Objective:
All of the material below is to be returned exactly.

Dataset section:
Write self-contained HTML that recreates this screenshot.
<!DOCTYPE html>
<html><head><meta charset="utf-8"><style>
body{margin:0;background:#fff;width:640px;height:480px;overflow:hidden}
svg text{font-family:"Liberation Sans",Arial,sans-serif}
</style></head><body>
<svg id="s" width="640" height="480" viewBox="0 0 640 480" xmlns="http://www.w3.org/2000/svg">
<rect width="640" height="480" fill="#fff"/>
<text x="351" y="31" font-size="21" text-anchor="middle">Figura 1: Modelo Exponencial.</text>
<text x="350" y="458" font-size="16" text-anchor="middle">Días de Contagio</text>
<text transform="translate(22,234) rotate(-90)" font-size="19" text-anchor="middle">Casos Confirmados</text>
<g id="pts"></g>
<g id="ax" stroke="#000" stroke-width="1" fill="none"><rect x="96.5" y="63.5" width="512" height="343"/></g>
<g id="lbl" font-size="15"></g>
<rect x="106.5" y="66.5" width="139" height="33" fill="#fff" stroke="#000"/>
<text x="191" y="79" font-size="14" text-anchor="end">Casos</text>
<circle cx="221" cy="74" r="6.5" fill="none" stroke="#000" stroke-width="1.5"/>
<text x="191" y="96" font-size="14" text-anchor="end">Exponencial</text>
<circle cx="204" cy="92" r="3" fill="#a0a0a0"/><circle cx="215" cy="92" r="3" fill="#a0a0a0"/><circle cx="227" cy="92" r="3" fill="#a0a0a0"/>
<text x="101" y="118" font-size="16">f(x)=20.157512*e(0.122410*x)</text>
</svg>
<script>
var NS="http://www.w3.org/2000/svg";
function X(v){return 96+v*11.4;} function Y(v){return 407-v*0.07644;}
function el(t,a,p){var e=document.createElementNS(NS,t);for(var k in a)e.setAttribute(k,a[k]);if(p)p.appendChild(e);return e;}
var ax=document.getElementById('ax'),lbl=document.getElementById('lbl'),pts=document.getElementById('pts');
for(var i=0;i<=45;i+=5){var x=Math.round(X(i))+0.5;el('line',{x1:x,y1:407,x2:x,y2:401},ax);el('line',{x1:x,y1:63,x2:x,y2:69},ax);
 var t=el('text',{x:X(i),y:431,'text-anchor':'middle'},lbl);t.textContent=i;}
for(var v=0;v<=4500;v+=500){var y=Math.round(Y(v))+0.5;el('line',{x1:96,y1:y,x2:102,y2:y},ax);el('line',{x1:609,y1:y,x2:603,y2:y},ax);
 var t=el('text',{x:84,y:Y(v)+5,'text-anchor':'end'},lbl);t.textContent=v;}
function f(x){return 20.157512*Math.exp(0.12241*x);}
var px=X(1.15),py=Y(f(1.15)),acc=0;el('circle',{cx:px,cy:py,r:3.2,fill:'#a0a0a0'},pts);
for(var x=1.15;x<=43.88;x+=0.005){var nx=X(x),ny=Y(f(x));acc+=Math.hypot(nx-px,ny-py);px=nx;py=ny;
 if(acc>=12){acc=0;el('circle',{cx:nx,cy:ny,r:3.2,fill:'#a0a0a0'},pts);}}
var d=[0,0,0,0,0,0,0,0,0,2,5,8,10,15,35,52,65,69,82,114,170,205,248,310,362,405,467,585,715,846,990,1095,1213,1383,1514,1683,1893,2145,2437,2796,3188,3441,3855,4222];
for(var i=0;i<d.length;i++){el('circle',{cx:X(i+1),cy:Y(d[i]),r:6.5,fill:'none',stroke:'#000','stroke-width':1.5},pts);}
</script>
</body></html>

Result below:
Write self-contained HTML that recreates this screenshot.
<!DOCTYPE html>
<html><head><meta charset="utf-8"><style>
body{margin:0;background:#fff;width:640px;height:480px;overflow:hidden}
svg text{font-family:"Liberation Sans",Arial,sans-serif}
</style></head><body>
<svg id="s" width="640" height="480" viewBox="0 0 640 480" xmlns="http://www.w3.org/2000/svg">
<rect width="640" height="480" fill="#fff"/>
<text x="351" y="31" font-size="21" text-anchor="middle">Figura 1: Modelo Exponencial.</text>
<text x="350" y="458" font-size="16" text-anchor="middle">Días de Contagio</text>
<text transform="translate(22,234) rotate(-90)" font-size="19" text-anchor="middle">Casos Confirmados</text>
<g id="pts"></g>
<g id="ax" stroke="#000" stroke-width="1" fill="none"><rect x="96.5" y="63.5" width="512" height="343"/></g>
<g id="lbl" font-size="15"></g>
<rect x="106.5" y="66.5" width="139" height="33" fill="#fff" stroke="#000"/>
<text x="191" y="79" font-size="14" text-anchor="end">Casos</text>
<circle cx="221" cy="74" r="6.5" fill="none" stroke="#000" stroke-width="1.5"/>
<text x="191" y="96" font-size="14" text-anchor="end">Exponencial</text>
<circle cx="204" cy="92" r="3" fill="#a0a0a0"/><circle cx="215" cy="92" r="3" fill="#a0a0a0"/><circle cx="227" cy="92" r="3" fill="#a0a0a0"/>
<text x="101" y="118" font-size="16">f(x)=20.157512*e(0.122410*x)</text>
</svg>
<script>
var NS="http://www.w3.org/2000/svg";
function X(v){return 96+v*11.4;} function Y(v){return 407-v*0.07644;}
function el(t,a,p){var e=document.createElementNS(NS,t);for(var k in a)e.setAttribute(k,a[k]);if(p)p.appendChild(e);return e;}
var ax=document.getElementById('ax'),lbl=document.getElementById('lbl'),pts=document.getElementById('pts');
for(var i=0;i<=45;i+=5){var x=Math.round(X(i))+0.5;el('line',{x1:x,y1:407,x2:x,y2:401},ax);el('line',{x1:x,y1:63,x2:x,y2:69},ax);
 var t=el('text',{x:X(i),y:431,'text-anchor':'middle'},lbl);t.textContent=i;}
for(var v=0;v<=4500;v+=500){var y=Math.round(Y(v))+0.5;el('line',{x1:96,y1:y,x2:102,y2:y},ax);el('line',{x1:609,y1:y,x2:603,y2:y},ax);
 var t=el('text',{x:84,y:Y(v)+5,'text-anchor':'end'},lbl);t.textContent=v;}
function f(x){return 20.157512*Math.exp(0.12241*x);}
var px=X(1.15),py=Y(f(1.15)),acc=0;el('circle',{cx:px,cy:py,r:3.2,fill:'#a0a0a0'},pts);
for(var x=1.15;x<=43.88;x+=0.005){var nx=X(x),ny=Y(f(x));acc+=Math.hypot(nx-px,ny-py);px=nx;py=ny;
 if(acc>=12){acc=0;el('circle',{cx:nx,cy:ny,r:3.2,fill:'#a0a0a0'},pts);}}
var d=[0,0,0,0,0,0,0,0,0,2,5,8,10,15,35,52,65,69,82,114,170,205,248,310,362,405,467,585,715,846,990,1095,1213,1383,1514,1683,1893,2145,2437,2796,3188,3441,3855,4222];
for(var i=0;i<d.length;i++){el('circle',{cx:X(i+1),cy:Y(d[i]),r:6.5,fill:'none',stroke:'#000','stroke-width':1.5},pts);}
</script>
</body></html>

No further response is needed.